• _AIM OF THE EXERCISE_: Below is a listing. Return the lines from the one that contains "Generate a Python" to the one that contains "3.198, 3.05, 2.943, 2.83, 2.727, 2.693, 2.72, 2.879]", both ends included, verbatim and with no pictures.

• _TASK INPUTS_:
####
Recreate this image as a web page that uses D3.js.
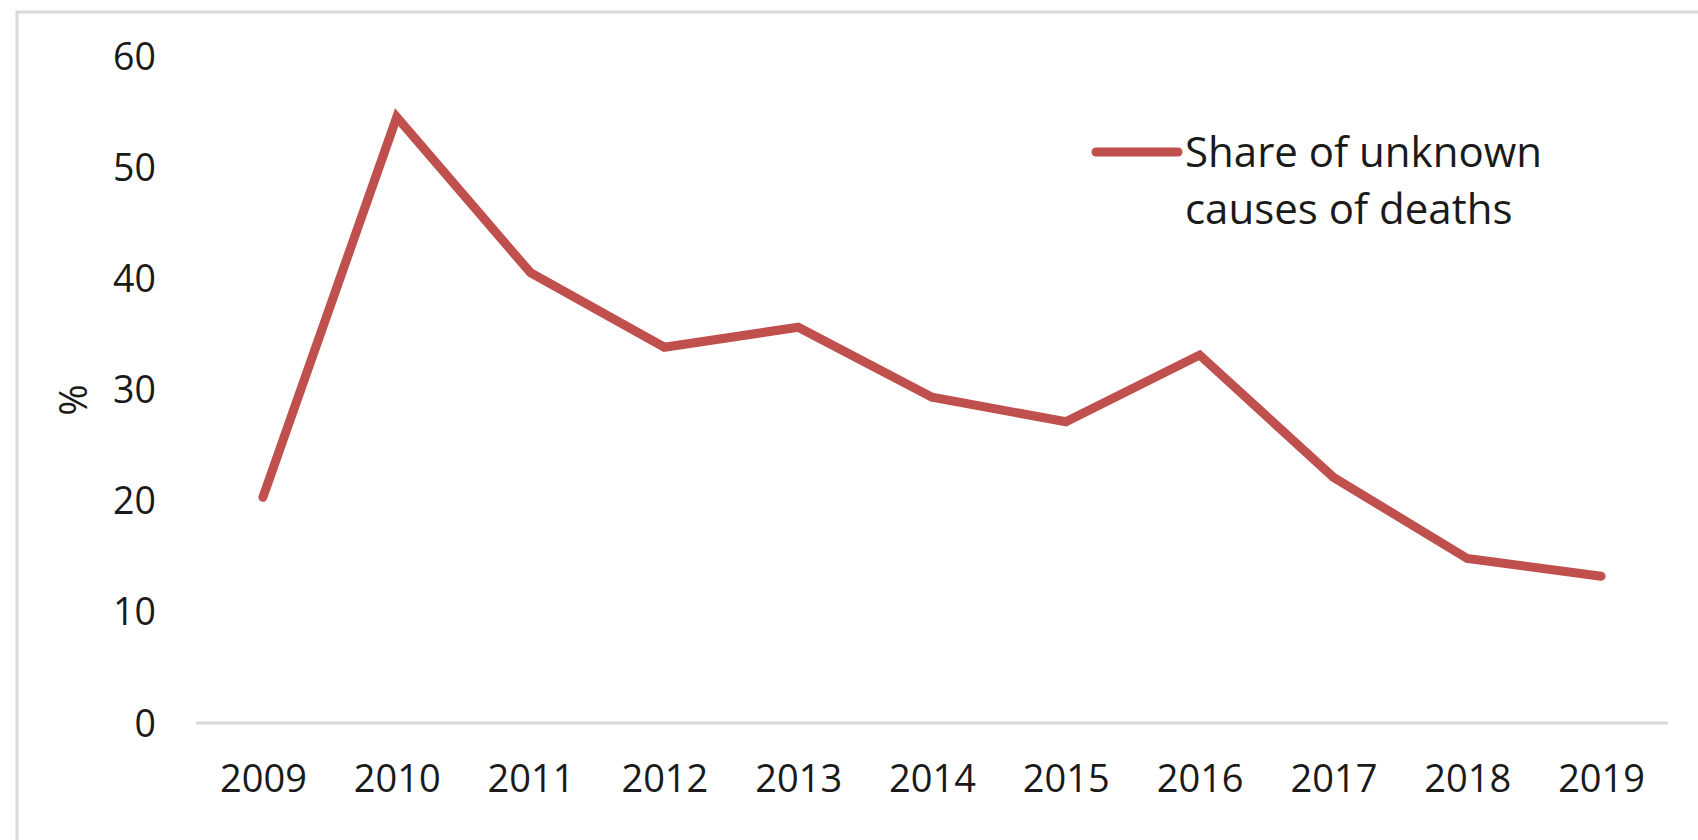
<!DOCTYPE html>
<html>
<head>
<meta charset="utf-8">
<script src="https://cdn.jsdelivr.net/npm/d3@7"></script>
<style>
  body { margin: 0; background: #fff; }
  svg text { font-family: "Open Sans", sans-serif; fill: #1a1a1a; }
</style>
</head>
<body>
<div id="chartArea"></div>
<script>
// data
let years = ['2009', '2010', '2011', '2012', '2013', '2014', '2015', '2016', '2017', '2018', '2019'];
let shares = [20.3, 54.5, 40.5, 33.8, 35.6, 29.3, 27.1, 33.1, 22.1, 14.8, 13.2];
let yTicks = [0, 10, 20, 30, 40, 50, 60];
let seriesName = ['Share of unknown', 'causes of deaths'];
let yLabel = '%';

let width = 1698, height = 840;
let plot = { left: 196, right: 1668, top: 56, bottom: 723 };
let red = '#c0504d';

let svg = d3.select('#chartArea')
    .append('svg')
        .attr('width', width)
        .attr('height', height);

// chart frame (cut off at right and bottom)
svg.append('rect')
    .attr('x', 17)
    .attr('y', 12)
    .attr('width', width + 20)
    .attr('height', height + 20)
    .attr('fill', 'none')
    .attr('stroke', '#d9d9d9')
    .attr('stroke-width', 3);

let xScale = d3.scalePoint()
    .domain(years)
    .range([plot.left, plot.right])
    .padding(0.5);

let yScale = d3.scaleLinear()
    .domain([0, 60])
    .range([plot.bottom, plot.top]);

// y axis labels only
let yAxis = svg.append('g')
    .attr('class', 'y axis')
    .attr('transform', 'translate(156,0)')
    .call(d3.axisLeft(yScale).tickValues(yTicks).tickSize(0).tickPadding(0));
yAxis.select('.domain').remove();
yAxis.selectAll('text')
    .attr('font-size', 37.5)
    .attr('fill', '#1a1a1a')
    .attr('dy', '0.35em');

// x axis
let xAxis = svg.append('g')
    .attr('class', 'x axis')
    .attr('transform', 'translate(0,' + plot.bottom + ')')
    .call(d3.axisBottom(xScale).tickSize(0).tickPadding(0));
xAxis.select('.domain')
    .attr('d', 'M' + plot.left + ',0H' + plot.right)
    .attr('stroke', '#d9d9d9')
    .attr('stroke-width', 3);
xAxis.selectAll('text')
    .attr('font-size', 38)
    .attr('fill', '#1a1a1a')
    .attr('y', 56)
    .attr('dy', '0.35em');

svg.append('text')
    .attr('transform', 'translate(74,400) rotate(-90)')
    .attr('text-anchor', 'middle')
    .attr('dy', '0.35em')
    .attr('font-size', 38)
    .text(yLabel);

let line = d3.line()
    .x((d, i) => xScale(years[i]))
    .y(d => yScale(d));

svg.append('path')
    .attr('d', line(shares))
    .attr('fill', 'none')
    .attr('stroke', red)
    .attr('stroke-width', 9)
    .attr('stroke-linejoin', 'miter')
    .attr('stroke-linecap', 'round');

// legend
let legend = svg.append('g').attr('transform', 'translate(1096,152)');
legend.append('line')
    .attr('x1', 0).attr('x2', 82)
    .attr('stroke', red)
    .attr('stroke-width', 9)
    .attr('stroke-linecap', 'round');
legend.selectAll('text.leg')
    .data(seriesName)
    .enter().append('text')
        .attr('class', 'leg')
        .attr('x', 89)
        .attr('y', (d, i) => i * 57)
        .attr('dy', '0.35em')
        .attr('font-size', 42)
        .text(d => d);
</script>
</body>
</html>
####
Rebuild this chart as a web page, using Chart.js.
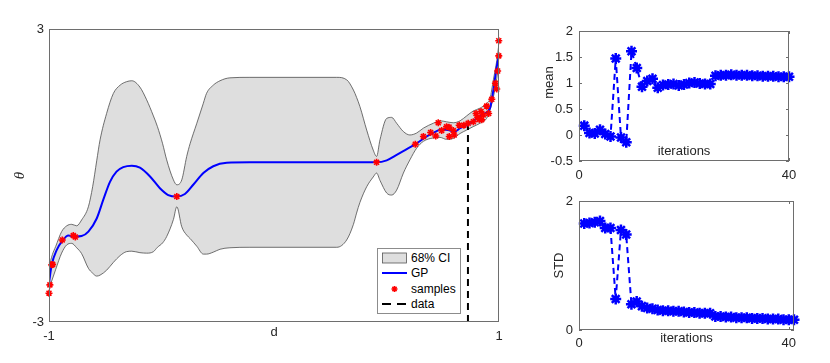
####
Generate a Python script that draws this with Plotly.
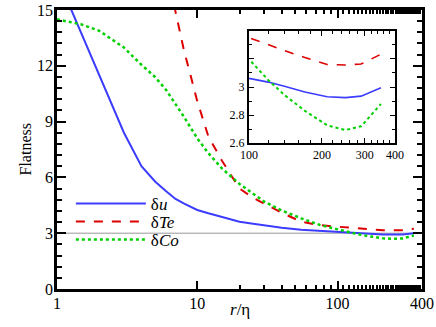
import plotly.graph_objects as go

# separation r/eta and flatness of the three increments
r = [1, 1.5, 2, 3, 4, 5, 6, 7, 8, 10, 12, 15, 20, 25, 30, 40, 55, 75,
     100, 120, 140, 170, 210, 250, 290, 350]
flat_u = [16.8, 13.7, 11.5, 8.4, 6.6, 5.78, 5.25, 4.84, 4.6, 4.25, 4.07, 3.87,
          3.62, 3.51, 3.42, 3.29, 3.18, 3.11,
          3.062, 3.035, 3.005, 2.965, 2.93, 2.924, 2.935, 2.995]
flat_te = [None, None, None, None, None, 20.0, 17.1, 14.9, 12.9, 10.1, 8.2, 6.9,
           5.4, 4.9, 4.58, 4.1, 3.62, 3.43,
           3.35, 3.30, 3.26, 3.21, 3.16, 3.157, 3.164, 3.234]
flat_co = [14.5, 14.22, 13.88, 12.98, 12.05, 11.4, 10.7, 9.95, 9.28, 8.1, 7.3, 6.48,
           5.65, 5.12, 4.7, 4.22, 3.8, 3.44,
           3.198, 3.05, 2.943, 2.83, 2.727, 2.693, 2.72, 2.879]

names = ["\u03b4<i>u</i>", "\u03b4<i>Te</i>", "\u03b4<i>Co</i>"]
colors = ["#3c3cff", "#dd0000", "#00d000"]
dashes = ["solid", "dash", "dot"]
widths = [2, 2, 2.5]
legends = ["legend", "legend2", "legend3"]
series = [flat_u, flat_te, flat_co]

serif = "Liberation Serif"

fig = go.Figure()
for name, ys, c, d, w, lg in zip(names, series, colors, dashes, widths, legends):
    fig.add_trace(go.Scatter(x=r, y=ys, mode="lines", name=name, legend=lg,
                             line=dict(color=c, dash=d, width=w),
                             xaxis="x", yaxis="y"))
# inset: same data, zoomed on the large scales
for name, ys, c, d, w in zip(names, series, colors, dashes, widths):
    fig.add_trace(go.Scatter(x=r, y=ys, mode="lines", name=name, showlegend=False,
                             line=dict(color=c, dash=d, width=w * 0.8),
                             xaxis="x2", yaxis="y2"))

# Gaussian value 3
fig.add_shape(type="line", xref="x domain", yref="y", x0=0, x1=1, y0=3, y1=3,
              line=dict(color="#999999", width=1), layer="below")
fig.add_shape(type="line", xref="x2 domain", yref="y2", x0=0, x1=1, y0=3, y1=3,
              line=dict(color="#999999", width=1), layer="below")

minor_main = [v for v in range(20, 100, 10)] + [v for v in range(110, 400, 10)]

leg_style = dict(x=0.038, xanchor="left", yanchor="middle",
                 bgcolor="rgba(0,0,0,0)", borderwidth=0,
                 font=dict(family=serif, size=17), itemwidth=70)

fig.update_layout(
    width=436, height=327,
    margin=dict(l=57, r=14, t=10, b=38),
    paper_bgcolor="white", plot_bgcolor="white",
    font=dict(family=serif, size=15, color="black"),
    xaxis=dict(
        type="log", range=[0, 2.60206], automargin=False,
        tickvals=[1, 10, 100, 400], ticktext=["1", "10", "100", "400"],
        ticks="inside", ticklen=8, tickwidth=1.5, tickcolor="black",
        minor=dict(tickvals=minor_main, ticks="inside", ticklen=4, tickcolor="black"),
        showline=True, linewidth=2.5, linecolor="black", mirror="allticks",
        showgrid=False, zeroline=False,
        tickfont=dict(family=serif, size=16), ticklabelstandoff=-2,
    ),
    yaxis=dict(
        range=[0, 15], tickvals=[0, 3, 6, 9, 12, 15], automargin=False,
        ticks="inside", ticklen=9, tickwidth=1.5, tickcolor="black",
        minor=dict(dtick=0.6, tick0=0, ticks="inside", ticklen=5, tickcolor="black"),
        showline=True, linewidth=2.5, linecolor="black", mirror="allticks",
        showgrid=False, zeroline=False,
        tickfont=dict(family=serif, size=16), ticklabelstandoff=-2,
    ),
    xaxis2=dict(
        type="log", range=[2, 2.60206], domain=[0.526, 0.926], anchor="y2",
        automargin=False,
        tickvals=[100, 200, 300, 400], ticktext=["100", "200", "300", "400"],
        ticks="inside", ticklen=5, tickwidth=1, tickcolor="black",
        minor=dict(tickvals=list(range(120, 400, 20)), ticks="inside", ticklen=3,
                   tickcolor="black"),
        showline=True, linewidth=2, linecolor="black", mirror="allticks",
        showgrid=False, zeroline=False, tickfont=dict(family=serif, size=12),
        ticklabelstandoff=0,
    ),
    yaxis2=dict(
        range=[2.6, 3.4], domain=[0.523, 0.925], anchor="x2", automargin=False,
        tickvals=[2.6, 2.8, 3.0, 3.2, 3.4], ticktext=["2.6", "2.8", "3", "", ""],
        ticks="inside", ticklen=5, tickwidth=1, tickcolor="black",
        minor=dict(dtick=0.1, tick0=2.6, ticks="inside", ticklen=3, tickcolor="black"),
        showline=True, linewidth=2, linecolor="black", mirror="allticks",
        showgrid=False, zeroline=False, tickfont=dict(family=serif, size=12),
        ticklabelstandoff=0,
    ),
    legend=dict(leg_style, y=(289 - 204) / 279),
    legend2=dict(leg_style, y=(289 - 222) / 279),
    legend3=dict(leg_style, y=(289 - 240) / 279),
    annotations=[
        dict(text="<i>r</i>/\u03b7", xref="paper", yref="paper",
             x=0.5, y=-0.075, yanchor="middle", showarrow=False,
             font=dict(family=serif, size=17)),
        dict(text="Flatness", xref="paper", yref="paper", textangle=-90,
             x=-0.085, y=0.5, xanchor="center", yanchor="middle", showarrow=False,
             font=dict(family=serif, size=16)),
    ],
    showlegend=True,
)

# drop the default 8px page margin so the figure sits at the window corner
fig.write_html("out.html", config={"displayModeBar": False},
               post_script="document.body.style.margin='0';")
####
• _COMPLETE OUTPUT_:
Generate a Python script that draws this with Plotly.
import plotly.graph_objects as go

# separation r/eta and flatness of the three increments
r = [1, 1.5, 2, 3, 4, 5, 6, 7, 8, 10, 12, 15, 20, 25, 30, 40, 55, 75,
     100, 120, 140, 170, 210, 250, 290, 350]
flat_u = [16.8, 13.7, 11.5, 8.4, 6.6, 5.78, 5.25, 4.84, 4.6, 4.25, 4.07, 3.87,
          3.62, 3.51, 3.42, 3.29, 3.18, 3.11,
          3.062, 3.035, 3.005, 2.965, 2.93, 2.924, 2.935, 2.995]
flat_te = [None, None, None, None, None, 20.0, 17.1, 14.9, 12.9, 10.1, 8.2, 6.9,
           5.4, 4.9, 4.58, 4.1, 3.62, 3.43,
           3.35, 3.30, 3.26, 3.21, 3.16, 3.157, 3.164, 3.234]
flat_co = [14.5, 14.22, 13.88, 12.98, 12.05, 11.4, 10.7, 9.95, 9.28, 8.1, 7.3, 6.48,
           5.65, 5.12, 4.7, 4.22, 3.8, 3.44,
           3.198, 3.05, 2.943, 2.83, 2.727, 2.693, 2.72, 2.879]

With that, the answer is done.